● **Data extract**

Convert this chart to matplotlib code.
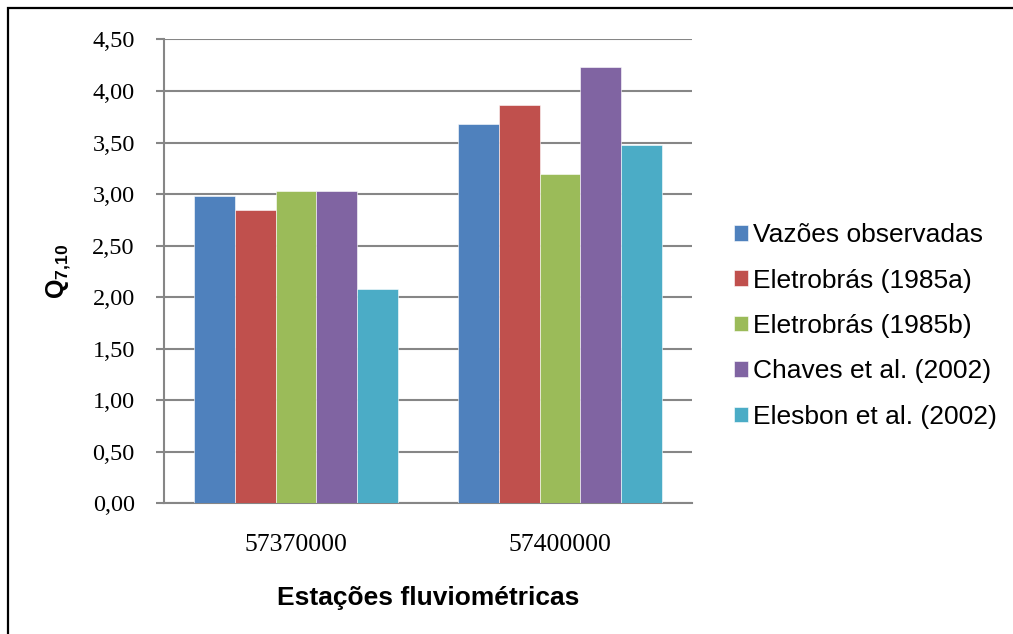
import matplotlib.pyplot as plt
from matplotlib.patches import Rectangle
import numpy as np

plt.rcParams['mathtext.fontset'] = 'custom'
plt.rcParams['mathtext.bf'] = 'Liberation Sans:bold'
plt.rcParams['mathtext.rm'] = 'Liberation Sans'

stations = ['57370000', '57400000']
series = ['Vazões observadas', 'Eletrobrás (1985a)', 'Eletrobrás (1985b)',
          'Chaves et al. (2002)', 'Elesbon et al. (2002)']
observed = [2.98, 3.68]
eletro_a = [2.84, 3.86]
eletro_b = [3.03, 3.19]
chaves = [3.03, 4.23]
elesbon = [2.08, 3.48]
yticks = [0.0, 0.5, 1.0, 1.5, 2.0, 2.5, 3.0, 3.5, 4.0, 4.5]

colors = ['#4F81BD', '#C0504D', '#9BBB59', '#8064A2', '#4BACC6']
values = [observed, eletro_a, eletro_b, chaves, elesbon]

fig = plt.figure(figsize=(10.13, 6.34), dpi=100)
ax = fig.add_axes([0.1619, 0.2066, 0.5212, 0.7311])

x = np.arange(len(stations))
w = 1 / 6.5
for i, (name, vals, c) in enumerate(zip(series, values, colors)):
    ax.bar(x + (i - 2) * w, vals, width=w, color=c, label=name,
           edgecolor='white', linewidth=0.4, zorder=3)

ax.set_xlim(-0.5, 1.5)
ax.set_ylim(0, 4.5)
ax.set_yticks(yticks)
ax.set_yticklabels([f'{v:.2f}'.replace('.', ',') for v in yticks],
                   family='Liberation Serif', fontsize=17.5)
ax.set_xticks(x)
ax.set_xticklabels(stations, family='Liberation Serif', fontsize=18.5)
ax.tick_params(axis='x', length=0, pad=22)
ax.tick_params(axis='y', length=6, color='#868686', width=1.5, pad=15)

ax.yaxis.grid(True, color='#868686', linewidth=1.5, zorder=0)
ax.set_axisbelow(True)
for s in ['top', 'right']:
    ax.spines[s].set_visible(False)
for s in ['left', 'bottom']:
    ax.spines[s].set_color('#868686')
    ax.spines[s].set_linewidth(1.5)

ax.set_ylabel(r'$\mathbf{Q}_{\mathbf{7{,}10}}$', fontsize=18, labelpad=14)
ax.set_xlabel('Estações fluviométricas', family='Liberation Sans',
              fontweight='bold', fontsize=19, labelpad=22)

ax.legend(loc='center left', bbox_to_anchor=(734 / 1013, 1 - 326 / 634),
          bbox_transform=fig.transFigure, frameon=False,
          prop={'family': 'Liberation Sans', 'size': 19},
          borderpad=0, borderaxespad=0,
          handlelength=0.53, handleheight=0.53, handletextpad=0.2,
          labelspacing=0.81)

fig.patches.append(Rectangle((8 / 1013, -0.1), 1.2, 1.1 - 8 / 634,
                             transform=fig.transFigure, fill=False,
                             edgecolor='black', linewidth=1.6))

fig.savefig('out.png', dpi=100)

● **Problem to work on**
Set the pictures aside and transcribe the data above exactly.

● **Problem solution**
Convert this chart to matplotlib code.
import matplotlib.pyplot as plt
from matplotlib.patches import Rectangle
import numpy as np

plt.rcParams['mathtext.fontset'] = 'custom'
plt.rcParams['mathtext.bf'] = 'Liberation Sans:bold'
plt.rcParams['mathtext.rm'] = 'Liberation Sans'

stations = ['57370000', '57400000']
series = ['Vazões observadas', 'Eletrobrás (1985a)', 'Eletrobrás (1985b)',
          'Chaves et al. (2002)', 'Elesbon et al. (2002)']
observed = [2.98, 3.68]
eletro_a = [2.84, 3.86]
eletro_b = [3.03, 3.19]
chaves = [3.03, 4.23]
elesbon = [2.08, 3.48]
yticks = [0.0, 0.5, 1.0, 1.5, 2.0, 2.5, 3.0, 3.5, 4.0, 4.5]

colors = ['#4F81BD', '#C0504D', '#9BBB59', '#8064A2', '#4BACC6']
values = [observed, eletro_a, eletro_b, chaves, elesbon]

fig = plt.figure(figsize=(10.13, 6.34), dpi=100)
ax = fig.add_axes([0.1619, 0.2066, 0.5212, 0.7311])

x = np.arange(len(stations))
w = 1 / 6.5
for i, (name, vals, c) in enumerate(zip(series, values, colors)):
    ax.bar(x + (i - 2) * w, vals, width=w, color=c, label=name,
           edgecolor='white', linewidth=0.4, zorder=3)

ax.set_xlim(-0.5, 1.5)
ax.set_ylim(0, 4.5)
ax.set_yticks(yticks)
ax.set_yticklabels([f'{v:.2f}'.replace('.', ',') for v in yticks],
                   family='Liberation Serif', fontsize=17.5)
ax.set_xticks(x)
ax.set_xticklabels(stations, family='Liberation Serif', fontsize=18.5)
ax.tick_params(axis='x', length=0, pad=22)
ax.tick_params(axis='y', length=6, color='#868686', width=1.5, pad=15)

ax.yaxis.grid(True, color='#868686', linewidth=1.5, zorder=0)
ax.set_axisbelow(True)
for s in ['top', 'right']:
    ax.spines[s].set_visible(False)
for s in ['left', 'bottom']:
    ax.spines[s].set_color('#868686')
    ax.spines[s].set_linewidth(1.5)

ax.set_ylabel(r'$\mathbf{Q}_{\mathbf{7{,}10}}$', fontsize=18, labelpad=14)
ax.set_xlabel('Estações fluviométricas', family='Liberation Sans',
              fontweight='bold', fontsize=19, labelpad=22)

ax.legend(loc='center left', bbox_to_anchor=(734 / 1013, 1 - 326 / 634),
          bbox_transform=fig.transFigure, frameon=False,
          prop={'family': 'Liberation Sans', 'size': 19},
          borderpad=0, borderaxespad=0,
          handlelength=0.53, handleheight=0.53, handletextpad=0.2,
          labelspacing=0.81)

fig.patches.append(Rectangle((8 / 1013, -0.1), 1.2, 1.1 - 8 / 634,
                             transform=fig.transFigure, fill=False,
                             edgecolor='black', linewidth=1.6))

fig.savefig('out.png', dpi=100)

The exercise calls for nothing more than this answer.